Frank Zappa: Jazz From Hell

By Peter Mengaziol

Guitar World, April 1987


Frank Zappa
Jazz From Hell

Barking Pumpkin

Zappa's digitized Jazz From Hell is a continuation of the tradition begun in the days of the Mothers of Invention, circa Hot Rats: improvisational-sounding music that has been carefully composed. Rather than being tortured jazz, this album often sounds, as a Persian friend of mine put it, as if you were witnessing some ritual of an outerspace medieval culture (especially "The Beltway Bandits," "G-Spot Tornado" and "Damp Ankles").

Most of Jazz From Hell is that fusion-like rock-chamber music that Zappa seems to have invented: polyrhythmic figures dart in and out of ebbing and flowing dissonances, all anchored by a strong pulse and interjected with sampled vocal sounds. After all, it was Zappa who said that you could play anything as long as it had a backbeat. On this album, most of the playing is via Frank's Synclavier, which is called on to execute musical passages that most musicians would find impossible to play. This is the most important side of Zappa, the intellectual composer/arranger.

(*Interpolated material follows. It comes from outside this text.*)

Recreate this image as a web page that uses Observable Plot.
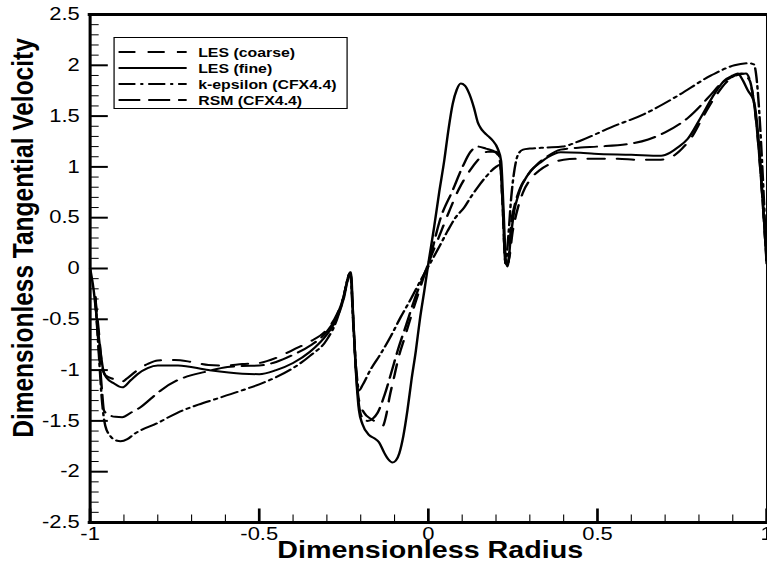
<!DOCTYPE html>
<html>
<head>
<meta charset="utf-8">
<script src="https://cdn.jsdelivr.net/npm/d3@7"></script>
<script src="https://cdn.jsdelivr.net/npm/@observablehq/plot@0.6"></script>
<style>
  html, body { margin: 0; padding: 0; background: #fff; overflow: hidden; }
  #wrap { position: relative; height: 571px; transform-origin: 0 0; }
  #legend { position: absolute; box-sizing: border-box; border: 1px solid #000; background: #fff;
            font-family: 'Liberation Sans', Arial, sans-serif; font-weight: bold; font-size: 13px; color: #000; }
  #legend .row { display: flex; align-items: center; height: 16px; white-space: nowrap; }
  #legend svg { display: block; }
</style>
</head>
<body>
<div id="wrap"><div id="chart"></div><div id="legend"></div></div>
<script>
// ---- data ----
const seriesNames = ["LES (coarse)", "LES (fine)", "k-epsilon (CFX4.4)", "RSM (CFX4.4)"];
const seriesDash = ["14,10", null, "14,4,2.5,4", "18,6.5"];

const xTicks = [-1, -0.5, 0, 0.5, 1];
const yTicks = [-2.5, -2, -1.5, -1, -0.5, 0, 0.5, 1, 1.5, 2, 2.5];
const xMinorTicks = d3.range(-10, 11).filter(i => i % 5 !== 0).map(i => i / 10);
const yMinorTicks = d3.range(-25, 26).filter(i => i % 5 !== 0).map(i => i / 10);

const lesFine = [
[-1,0],[-0.99,-0.2],[-0.98,-0.5],[-0.97,-0.8],[-0.96,-1.02],[-0.95,-1.08],[-0.93,-1.13],[-0.905,-1.17],
[-0.88,-1.1],[-0.86,-1.04],[-0.83,-0.98],[-0.8,-0.955],[-0.74,-0.955],[-0.65,-1.0],[-0.55,-1.035],[-0.5,-1.04],
[-0.45,-1.0],[-0.4,-0.93],[-0.35,-0.82],[-0.3,-0.65],[-0.279,-0.544],[-0.249,-0.28],[-0.239,-0.12],[-0.229,-0.036],
[-0.222,-0.5],[-0.215,-0.97],[-0.205,-1.4],[-0.195,-1.53],[-0.175,-1.64],[-0.16,-1.67],[-0.146,-1.71],[-0.131,-1.81],
[-0.118,-1.88],[-0.106,-1.91],[-0.096,-1.89],[-0.086,-1.82],[-0.074,-1.65],[-0.062,-1.4],[-0.05,-1.1],[-0.037,-0.81],
[-0.025,-0.5],[-0.012,-0.22],[0,0.05],[0.017,0.406],[0.032,0.75],[0.047,1.063],[0.06,1.38],[0.072,1.62],[0.084,1.76],
[0.096,1.82],[0.108,1.8],[0.121,1.72],[0.135,1.58],[0.146,1.44],[0.155,1.38],[0.165,1.34],[0.178,1.3],[0.19,1.26],
[0.205,1.18],[0.215,1.06],[0.222,0.6],[0.229,0.08],[0.234,0.02],[0.244,0.32],[0.254,0.57],[0.264,0.7],[0.274,0.8],
[0.29,0.9],[0.303,0.965],[0.33,1.04],[0.353,1.095],[0.391,1.145],[0.45,1.14],[0.49,1.13],[0.6,1.12],[0.688,1.11],
[0.715,1.14],[0.737,1.19],[0.767,1.277],[0.806,1.49],[0.846,1.72],[0.875,1.85],[0.9,1.9],[0.915,1.92],[0.93,1.85],
[0.945,1.75],[0.962,1.65],[1.0,0.05]
];

const lesCoarse = [
[-0.985,-0.28],[-0.975,-0.6],[-0.965,-0.95],[-0.955,-1.05],[-0.93,-1.09],[-0.91,-1.12],[-0.89,-1.08],[-0.86,-1.0],
[-0.83,-0.94],[-0.8,-0.905],[-0.75,-0.9],[-0.7,-0.92],[-0.65,-0.95],[-0.6,-0.955],[-0.55,-0.94],[-0.5,-0.93],
[-0.45,-0.88],[-0.4,-0.8],[-0.35,-0.72],[-0.3,-0.6],[-0.27,-0.45],[-0.25,-0.27],[-0.24,-0.12],[-0.231,-0.04],
[-0.222,-0.5],[-0.215,-0.95],[-0.205,-1.3],[-0.19,-1.42],[-0.17,-1.48],[-0.15,-1.52],[-0.135,-1.55],[-0.125,-1.45],
[-0.115,-1.27],[-0.1,-1.05],[-0.09,-0.9],[-0.07,-0.68],[-0.052,-0.48],[-0.03,-0.25],[0,0.05],[0.03,0.3],[0.06,0.55],
[0.09,0.78],[0.12,0.95],[0.15,1.08],[0.175,1.15],[0.2,1.15],[0.212,1.08],[0.22,0.6],[0.228,0.05],[0.235,0.05],
[0.25,0.38],[0.265,0.6],[0.28,0.75],[0.3,0.87],[0.33,0.97],[0.36,1.03],[0.4,1.07],[0.45,1.08],[0.5,1.08],[0.56,1.08],
[0.62,1.07],[0.68,1.07],[0.72,1.1],[0.75,1.18],[0.78,1.3],[0.81,1.48],[0.85,1.7],[0.88,1.83],[0.91,1.9],[0.939,1.92],
[0.962,1.65],[1.0,0.08]
];

const kEpsilon = [
[-0.985,-0.28],[-0.975,-0.8],[-0.965,-1.3],[-0.955,-1.55],[-0.94,-1.65],[-0.925,-1.69],[-0.91,-1.7],[-0.89,-1.68],
[-0.87,-1.63],[-0.8,-1.52],[-0.742,-1.42],[-0.68,-1.34],[-0.624,-1.28],[-0.56,-1.21],[-0.5,-1.14],[-0.45,-1.07],
[-0.4,-0.98],[-0.35,-0.86],[-0.3,-0.7],[-0.27,-0.5],[-0.25,-0.27],[-0.24,-0.12],[-0.231,-0.04],[-0.222,-0.55],
[-0.213,-1.0],[-0.205,-1.2],[-0.195,-1.15],[-0.17,-0.99],[-0.141,-0.84],[-0.11,-0.66],[-0.082,-0.48],[-0.05,-0.29],
[-0.023,-0.118],[0,0.02],[0.03,0.2],[0.057,0.37],[0.08,0.5],[0.106,0.6],[0.125,0.7],[0.146,0.8],[0.175,0.92],
[0.2,1.0],[0.212,1.02],[0.22,0.6],[0.228,0.05],[0.236,0.3],[0.245,0.7],[0.255,0.98],[0.265,1.12],[0.28,1.17],
[0.3,1.18],[0.35,1.19],[0.397,1.2],[0.451,1.26],[0.54,1.39],[0.638,1.52],[0.737,1.7],[0.836,1.9],[0.905,2.0],
[0.949,2.02],[0.962,2.01],[1.0,0.08]
];

const rsm = [
[-0.985,-0.28],[-0.975,-0.75],[-0.965,-1.2],[-0.959,-1.4],[-0.945,-1.44],[-0.925,-1.46],[-0.905,-1.463],[-0.88,-1.42],
[-0.851,-1.365],[-0.82,-1.28],[-0.791,-1.2],[-0.742,-1.1],[-0.7,-1.05],[-0.663,-1.02],[-0.594,-0.97],[-0.55,-0.96],
[-0.5,-0.955],[-0.45,-0.92],[-0.4,-0.85],[-0.35,-0.76],[-0.3,-0.62],[-0.27,-0.46],[-0.25,-0.27],[-0.24,-0.12],
[-0.231,-0.04],[-0.222,-0.5],[-0.215,-0.95],[-0.205,-1.35],[-0.195,-1.47],[-0.18,-1.5],[-0.165,-1.48],[-0.15,-1.42],
[-0.13,-1.25],[-0.11,-1.03],[-0.09,-0.8],[-0.065,-0.55],[-0.042,-0.315],[-0.02,-0.12],[0,0.05],[0.037,0.505],
[0.072,0.77],[0.101,1.0],[0.125,1.15],[0.146,1.2],[0.17,1.18],[0.2,1.14],[0.212,1.05],[0.22,0.6],[0.228,0.05],
[0.236,0.05],[0.245,0.45],[0.255,0.62],[0.27,0.78],[0.29,0.9],[0.32,1.02],[0.35,1.1],[0.391,1.17],[0.45,1.19],
[0.5,1.2],[0.6,1.23],[0.65,1.27],[0.7,1.34],[0.77,1.49],[0.835,1.71],[0.865,1.82],[0.895,1.88],[0.925,1.92],
[0.95,1.85],[0.962,1.65],[1.0,0.08]
];

const seriesData = [lesCoarse, lesFine, kEpsilon, rsm];

// ---- layout ----
const S = 1.22;                 // reference is horizontally stretched
const W = 767 / S, H = 571;
const ML = 89.5 / S, MR = 1 / S, MT = 14, MB = 49;
const plotW = W - ML - MR, plotH = H - MT - MB;
const fmt = d => String(d);
const x0 = xTicks[0], x1 = xTicks[xTicks.length - 1];
const y0 = yTicks[0], y1 = yTicks[yTicks.length - 1];
// tick lengths (pixels) converted to data units so the ticks point inward
const xPx = (x1 - x0) / plotW, yPx = (y1 - y0) / plotH;

document.getElementById("wrap").style.width = W + "px";
document.getElementById("wrap").style.transform = `scaleX(${S})`;

const lineMarks = [0, 2, 3, 1].map(i => Plot.line(seriesData[i], {
  x: d => d[0], y: d => d[1], curve: "monotone-x",
  stroke: "black", strokeWidth: 2, strokeDasharray: seriesDash[i] || undefined
}));

const chart = Plot.plot({
  width: W, height: H,
  marginLeft: ML, marginRight: MR, marginTop: MT, marginBottom: MB,
  x: {domain: [x0, x1]},
  y: {domain: [y0, y1]},
  style: {fontFamily: "'Liberation Sans', Arial, sans-serif", fontSize: "18px", color: "black", background: "white", overflow: "visible"},
  marks: [
    Plot.ruleX(xMinorTicks, {x: d => d, y1: y0, y2: y0 + 7.5 * yPx, strokeWidth: 0.9}),
    Plot.ruleX(xTicks, {x: d => d, y1: y0, y2: y0 + 13.5 * yPx, strokeWidth: 2.2}),
    Plot.ruleY(yMinorTicks, {y: d => d, x1: x0, x2: x0 + 7.5 * xPx, strokeWidth: 1}),
    Plot.ruleY(yTicks, {y: d => d, x1: x0, x2: x0 + 15 * xPx, strokeWidth: 2}),
    Plot.axisX(xTicks, {tickSize: 0, tickPadding: 5, tickFormat: fmt, label: null}),
    Plot.axisY(yTicks, {tickSize: 0, tickPadding: 8.5, tickFormat: fmt, label: null}),
    ...lineMarks,
    Plot.ruleX([x0], {strokeWidth: 2.5}),
    Plot.ruleX([x1], {strokeWidth: 1}),
    Plot.ruleY([y0], {strokeWidth: 3, strokeLinecap: "square"}),
    Plot.ruleY([y1], {strokeWidth: 3, strokeLinecap: "square"}),
    Plot.text(["Dimensionless Radius"], {text: d => d, frameAnchor: "bottom", textAnchor: "middle", lineAnchor: "middle",
      dx: 1.5, dy: 28, fontSize: 23.5, fontWeight: "bold"}),
    Plot.text(["Dimensionless Tangential Velocity"], {text: d => d, frameAnchor: "left", textAnchor: "middle", lineAnchor: "middle",
      rotate: -90, dx: 19 - ML, dy: -30.5, fontSize: 24.5, fontWeight: "bold"})
  ]
});
document.getElementById("chart").appendChild(chart);

// ---- legend ----
const legend = document.getElementById("legend");
const LX = 114 / S;
legend.style.left = LX + "px";
legend.style.top = "37px";
legend.style.width = (348 / S - LX) + "px";
legend.style.height = "72px";
legend.style.paddingTop = "6px";
seriesNames.forEach((name, i) => {
  const row = document.createElement("div");
  row.className = "row";
  const dash = seriesDash[i] ? ` stroke-dasharray="${seriesDash[i]}"` : "";
  row.innerHTML = `<svg width="60" height="6" style="margin-left:3px"><line x1="0" y1="3" x2="56" y2="3" stroke="black" stroke-width="2"${dash}/></svg><span style="margin-left:5px">${name}</span>`;
  legend.appendChild(row);
});
</script>
</body>
</html>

Almost all of Jazz From Hell is Synclavier-generated and recorded with the exception of "St. Etienne," a live track with the Steve Vai-era band. This track shows the other side of the Frank Zappa dichotomy: he is a guitarist profoundly rooted in the blues. As a guitarist, he stretches the single-string guitar vocabulary from its delta origins to oblique but logical extrapolations. This is so much more interesting than hearing arpeggio calisthenics over bare fifths.

This album is not immediately easy to listen to, so it requires multiple passes before you can appreciate it fully. It is sophisticated composition, having little to do with dancing fools, valley girls or senatorial buffoonery. Great stuff but not for the slow of mind.